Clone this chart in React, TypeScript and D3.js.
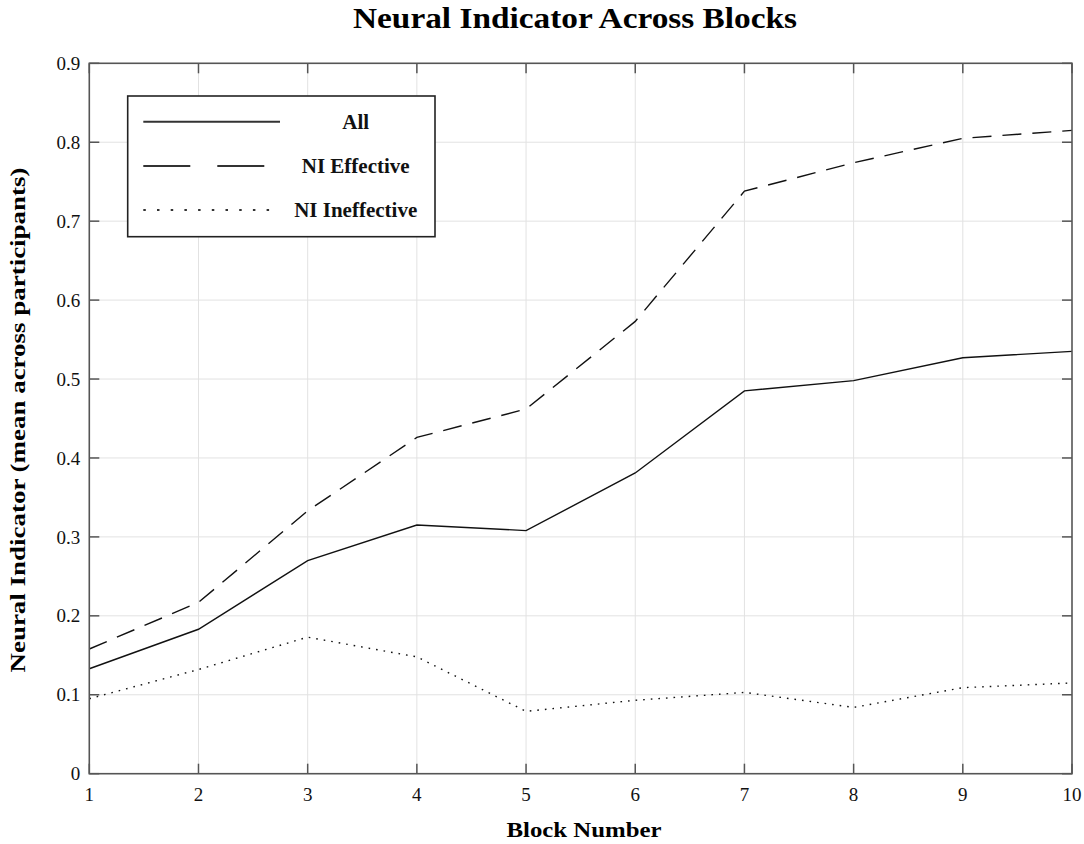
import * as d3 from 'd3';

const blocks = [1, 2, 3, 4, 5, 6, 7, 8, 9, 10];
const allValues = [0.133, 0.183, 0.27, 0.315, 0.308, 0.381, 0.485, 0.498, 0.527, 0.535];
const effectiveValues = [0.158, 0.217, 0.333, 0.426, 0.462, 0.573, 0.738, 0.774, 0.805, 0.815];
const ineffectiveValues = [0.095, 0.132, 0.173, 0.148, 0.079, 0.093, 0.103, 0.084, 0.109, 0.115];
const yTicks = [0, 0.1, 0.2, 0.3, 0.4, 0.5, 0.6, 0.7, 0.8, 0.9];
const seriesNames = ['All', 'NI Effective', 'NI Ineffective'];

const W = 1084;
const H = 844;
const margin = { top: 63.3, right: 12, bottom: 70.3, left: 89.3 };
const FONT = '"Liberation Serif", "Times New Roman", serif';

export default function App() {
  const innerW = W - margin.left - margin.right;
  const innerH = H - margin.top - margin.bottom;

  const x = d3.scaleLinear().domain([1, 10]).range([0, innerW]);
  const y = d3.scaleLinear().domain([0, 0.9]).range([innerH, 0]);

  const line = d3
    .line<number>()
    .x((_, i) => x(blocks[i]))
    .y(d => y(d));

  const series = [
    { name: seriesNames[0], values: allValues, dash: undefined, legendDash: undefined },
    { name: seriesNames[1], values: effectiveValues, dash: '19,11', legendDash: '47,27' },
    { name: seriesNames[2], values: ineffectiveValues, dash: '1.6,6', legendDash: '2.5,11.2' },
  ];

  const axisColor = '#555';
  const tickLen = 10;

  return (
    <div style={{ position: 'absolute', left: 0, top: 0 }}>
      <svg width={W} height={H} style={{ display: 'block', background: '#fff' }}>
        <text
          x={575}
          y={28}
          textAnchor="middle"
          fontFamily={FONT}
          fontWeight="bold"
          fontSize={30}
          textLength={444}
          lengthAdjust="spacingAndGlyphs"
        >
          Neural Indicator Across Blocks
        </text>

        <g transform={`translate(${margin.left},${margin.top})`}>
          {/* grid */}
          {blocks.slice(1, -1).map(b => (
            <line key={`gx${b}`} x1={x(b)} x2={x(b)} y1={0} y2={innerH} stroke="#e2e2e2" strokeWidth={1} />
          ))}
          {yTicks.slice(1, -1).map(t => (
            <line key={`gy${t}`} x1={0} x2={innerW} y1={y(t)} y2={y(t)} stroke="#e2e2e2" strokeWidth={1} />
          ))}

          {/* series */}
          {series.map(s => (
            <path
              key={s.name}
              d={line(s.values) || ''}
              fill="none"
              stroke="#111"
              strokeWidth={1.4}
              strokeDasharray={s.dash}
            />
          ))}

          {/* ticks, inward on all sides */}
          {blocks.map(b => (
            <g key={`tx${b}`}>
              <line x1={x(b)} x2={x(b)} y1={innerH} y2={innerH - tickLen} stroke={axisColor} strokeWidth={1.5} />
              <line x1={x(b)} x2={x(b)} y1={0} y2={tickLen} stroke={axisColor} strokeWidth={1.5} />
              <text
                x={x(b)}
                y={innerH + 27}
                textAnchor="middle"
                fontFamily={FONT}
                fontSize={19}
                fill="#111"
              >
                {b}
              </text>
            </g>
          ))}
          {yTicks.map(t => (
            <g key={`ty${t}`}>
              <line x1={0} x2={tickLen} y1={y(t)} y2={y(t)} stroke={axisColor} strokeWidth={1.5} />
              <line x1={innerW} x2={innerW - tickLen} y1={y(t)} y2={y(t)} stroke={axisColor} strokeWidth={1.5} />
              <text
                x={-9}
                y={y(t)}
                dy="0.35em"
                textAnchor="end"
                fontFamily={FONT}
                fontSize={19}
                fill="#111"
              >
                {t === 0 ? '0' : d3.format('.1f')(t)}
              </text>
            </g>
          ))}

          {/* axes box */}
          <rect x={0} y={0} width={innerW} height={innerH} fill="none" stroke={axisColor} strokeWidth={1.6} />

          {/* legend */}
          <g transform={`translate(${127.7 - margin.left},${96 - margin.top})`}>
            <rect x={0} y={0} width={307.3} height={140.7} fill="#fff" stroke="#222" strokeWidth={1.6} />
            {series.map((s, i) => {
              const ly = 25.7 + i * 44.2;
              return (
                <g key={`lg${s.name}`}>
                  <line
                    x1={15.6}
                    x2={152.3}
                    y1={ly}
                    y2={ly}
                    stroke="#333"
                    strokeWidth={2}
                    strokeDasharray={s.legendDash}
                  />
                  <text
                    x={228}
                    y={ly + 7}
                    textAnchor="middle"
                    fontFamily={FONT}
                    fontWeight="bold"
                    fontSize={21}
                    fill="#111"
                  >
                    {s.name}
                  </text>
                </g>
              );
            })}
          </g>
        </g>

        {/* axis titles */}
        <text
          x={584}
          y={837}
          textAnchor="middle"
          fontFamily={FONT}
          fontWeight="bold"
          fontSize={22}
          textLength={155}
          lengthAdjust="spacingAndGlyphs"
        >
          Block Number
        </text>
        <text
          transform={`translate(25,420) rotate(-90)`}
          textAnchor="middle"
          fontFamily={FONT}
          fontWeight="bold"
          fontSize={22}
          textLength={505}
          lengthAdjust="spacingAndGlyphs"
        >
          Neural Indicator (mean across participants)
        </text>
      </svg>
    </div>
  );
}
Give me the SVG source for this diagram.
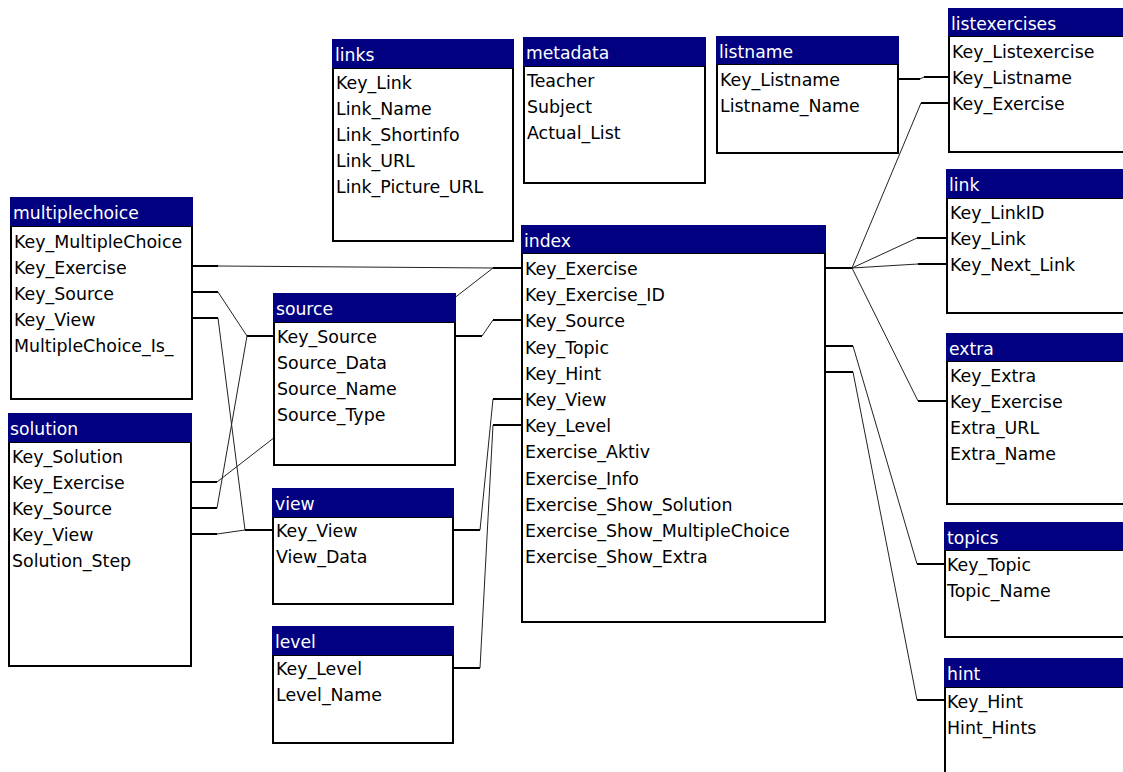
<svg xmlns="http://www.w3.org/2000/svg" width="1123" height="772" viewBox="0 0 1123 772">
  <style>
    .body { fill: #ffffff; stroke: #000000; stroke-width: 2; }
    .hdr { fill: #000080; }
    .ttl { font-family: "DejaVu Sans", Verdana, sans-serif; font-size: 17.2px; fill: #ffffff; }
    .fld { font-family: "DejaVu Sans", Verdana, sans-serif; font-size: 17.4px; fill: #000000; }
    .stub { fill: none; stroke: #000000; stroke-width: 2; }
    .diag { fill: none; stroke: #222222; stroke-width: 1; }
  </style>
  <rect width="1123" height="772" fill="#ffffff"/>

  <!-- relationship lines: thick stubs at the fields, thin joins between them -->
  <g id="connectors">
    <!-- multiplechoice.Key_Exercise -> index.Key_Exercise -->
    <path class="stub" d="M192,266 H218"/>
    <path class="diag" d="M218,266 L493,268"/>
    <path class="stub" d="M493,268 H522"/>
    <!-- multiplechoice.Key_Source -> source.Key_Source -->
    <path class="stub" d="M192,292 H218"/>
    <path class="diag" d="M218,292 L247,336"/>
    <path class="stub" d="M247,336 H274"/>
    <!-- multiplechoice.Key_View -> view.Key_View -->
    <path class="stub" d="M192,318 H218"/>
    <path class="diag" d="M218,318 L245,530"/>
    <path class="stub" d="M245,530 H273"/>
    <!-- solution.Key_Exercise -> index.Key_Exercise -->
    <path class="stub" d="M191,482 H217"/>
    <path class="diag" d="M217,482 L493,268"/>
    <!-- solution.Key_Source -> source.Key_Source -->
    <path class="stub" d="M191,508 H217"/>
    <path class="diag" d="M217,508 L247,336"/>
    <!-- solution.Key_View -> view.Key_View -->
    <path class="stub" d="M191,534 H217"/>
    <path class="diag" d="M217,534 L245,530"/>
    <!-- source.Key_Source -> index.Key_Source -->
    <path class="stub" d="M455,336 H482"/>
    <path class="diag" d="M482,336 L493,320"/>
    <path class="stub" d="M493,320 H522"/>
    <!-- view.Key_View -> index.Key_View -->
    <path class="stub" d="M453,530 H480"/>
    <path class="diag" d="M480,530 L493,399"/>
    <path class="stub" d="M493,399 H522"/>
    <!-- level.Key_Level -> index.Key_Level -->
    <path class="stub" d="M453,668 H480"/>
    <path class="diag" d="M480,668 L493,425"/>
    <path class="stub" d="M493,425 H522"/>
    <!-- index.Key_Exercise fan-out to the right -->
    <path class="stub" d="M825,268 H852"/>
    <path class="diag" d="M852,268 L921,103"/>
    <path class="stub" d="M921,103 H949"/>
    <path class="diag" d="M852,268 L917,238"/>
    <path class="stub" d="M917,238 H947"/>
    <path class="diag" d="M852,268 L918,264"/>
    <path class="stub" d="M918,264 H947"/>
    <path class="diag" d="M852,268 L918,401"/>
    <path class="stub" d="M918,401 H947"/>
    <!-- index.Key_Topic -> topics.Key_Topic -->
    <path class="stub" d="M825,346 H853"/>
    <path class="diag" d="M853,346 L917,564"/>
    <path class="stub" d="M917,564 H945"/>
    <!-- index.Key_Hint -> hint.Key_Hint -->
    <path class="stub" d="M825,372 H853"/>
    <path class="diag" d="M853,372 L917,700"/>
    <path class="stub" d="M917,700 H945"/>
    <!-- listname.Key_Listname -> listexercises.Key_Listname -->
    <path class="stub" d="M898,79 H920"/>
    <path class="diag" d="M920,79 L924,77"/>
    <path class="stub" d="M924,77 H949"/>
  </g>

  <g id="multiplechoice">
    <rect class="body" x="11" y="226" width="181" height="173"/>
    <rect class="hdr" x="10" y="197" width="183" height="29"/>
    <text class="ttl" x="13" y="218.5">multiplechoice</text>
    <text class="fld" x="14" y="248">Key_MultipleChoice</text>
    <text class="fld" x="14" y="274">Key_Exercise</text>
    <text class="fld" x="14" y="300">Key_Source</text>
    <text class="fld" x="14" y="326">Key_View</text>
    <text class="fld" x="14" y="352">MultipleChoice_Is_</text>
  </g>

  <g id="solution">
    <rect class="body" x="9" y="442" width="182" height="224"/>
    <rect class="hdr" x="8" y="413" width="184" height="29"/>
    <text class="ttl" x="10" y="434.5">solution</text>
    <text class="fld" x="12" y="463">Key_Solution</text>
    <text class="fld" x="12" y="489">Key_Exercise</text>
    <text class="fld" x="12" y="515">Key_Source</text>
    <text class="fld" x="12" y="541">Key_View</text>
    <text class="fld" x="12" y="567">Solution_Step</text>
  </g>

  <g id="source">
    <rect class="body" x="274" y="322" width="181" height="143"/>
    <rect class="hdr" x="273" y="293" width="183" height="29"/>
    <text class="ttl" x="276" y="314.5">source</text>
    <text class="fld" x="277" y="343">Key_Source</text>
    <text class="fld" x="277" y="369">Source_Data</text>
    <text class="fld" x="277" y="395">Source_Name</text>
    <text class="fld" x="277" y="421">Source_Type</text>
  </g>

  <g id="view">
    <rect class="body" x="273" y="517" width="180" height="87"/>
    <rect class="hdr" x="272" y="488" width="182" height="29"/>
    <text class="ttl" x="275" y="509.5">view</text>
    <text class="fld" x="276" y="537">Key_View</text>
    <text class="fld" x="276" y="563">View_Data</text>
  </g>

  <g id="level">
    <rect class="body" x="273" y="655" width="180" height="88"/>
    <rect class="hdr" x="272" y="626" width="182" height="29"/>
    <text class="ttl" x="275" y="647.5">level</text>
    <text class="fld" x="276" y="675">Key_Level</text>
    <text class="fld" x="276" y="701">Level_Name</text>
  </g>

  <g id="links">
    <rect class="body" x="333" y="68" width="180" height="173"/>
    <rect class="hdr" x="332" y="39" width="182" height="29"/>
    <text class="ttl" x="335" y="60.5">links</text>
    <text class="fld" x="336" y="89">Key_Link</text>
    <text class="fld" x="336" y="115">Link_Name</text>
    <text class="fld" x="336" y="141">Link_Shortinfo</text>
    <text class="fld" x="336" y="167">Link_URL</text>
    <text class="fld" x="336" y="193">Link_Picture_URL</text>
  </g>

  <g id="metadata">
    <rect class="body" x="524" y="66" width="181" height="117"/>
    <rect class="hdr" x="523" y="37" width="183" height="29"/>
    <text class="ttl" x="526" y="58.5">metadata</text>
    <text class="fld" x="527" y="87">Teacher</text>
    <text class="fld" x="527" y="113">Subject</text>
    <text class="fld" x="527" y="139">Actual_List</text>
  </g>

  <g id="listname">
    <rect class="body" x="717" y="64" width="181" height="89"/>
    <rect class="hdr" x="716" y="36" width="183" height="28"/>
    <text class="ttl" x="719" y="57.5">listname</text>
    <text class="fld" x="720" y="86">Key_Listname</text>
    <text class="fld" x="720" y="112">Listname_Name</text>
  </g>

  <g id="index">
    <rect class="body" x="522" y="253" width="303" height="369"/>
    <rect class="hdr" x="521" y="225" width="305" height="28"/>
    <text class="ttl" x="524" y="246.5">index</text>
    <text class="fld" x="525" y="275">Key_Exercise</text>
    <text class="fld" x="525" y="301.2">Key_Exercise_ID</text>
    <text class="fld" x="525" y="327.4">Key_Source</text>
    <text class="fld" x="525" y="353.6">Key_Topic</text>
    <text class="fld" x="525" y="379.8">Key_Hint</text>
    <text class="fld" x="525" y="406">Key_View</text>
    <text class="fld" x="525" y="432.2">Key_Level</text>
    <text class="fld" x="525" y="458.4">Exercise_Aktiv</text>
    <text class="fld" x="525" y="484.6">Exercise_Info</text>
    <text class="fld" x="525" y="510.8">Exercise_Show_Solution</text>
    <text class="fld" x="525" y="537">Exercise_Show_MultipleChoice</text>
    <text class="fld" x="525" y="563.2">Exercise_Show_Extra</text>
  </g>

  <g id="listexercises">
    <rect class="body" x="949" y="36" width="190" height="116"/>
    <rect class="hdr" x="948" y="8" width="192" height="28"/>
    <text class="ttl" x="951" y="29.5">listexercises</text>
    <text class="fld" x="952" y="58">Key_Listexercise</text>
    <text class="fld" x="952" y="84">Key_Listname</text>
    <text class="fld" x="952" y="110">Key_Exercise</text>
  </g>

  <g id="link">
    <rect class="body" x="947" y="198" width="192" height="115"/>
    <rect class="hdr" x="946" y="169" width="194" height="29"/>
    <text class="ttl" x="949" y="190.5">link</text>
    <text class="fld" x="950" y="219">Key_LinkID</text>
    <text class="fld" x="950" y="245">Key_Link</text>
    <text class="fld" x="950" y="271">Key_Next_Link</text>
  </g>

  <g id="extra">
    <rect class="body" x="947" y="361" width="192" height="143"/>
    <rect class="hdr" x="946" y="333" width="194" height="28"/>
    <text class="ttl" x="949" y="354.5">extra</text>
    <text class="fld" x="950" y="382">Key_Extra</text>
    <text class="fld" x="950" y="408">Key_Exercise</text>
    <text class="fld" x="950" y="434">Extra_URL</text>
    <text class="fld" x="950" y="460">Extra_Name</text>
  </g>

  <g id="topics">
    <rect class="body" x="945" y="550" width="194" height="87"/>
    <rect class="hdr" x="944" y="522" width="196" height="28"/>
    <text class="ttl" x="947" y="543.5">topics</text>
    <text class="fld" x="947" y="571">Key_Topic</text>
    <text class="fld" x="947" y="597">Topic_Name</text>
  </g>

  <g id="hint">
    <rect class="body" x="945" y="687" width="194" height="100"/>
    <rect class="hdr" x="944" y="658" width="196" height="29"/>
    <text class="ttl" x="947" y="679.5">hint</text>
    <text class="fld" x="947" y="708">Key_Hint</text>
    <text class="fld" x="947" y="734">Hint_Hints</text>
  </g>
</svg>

- To be done:
Reproduce only the lines from the beginning of the data through the line that contains "import * as d3 from 'd3';", both included, and please drop the pictures.

- Task output:
Clone this chart in React, TypeScript and D3.js.
import * as d3 from 'd3';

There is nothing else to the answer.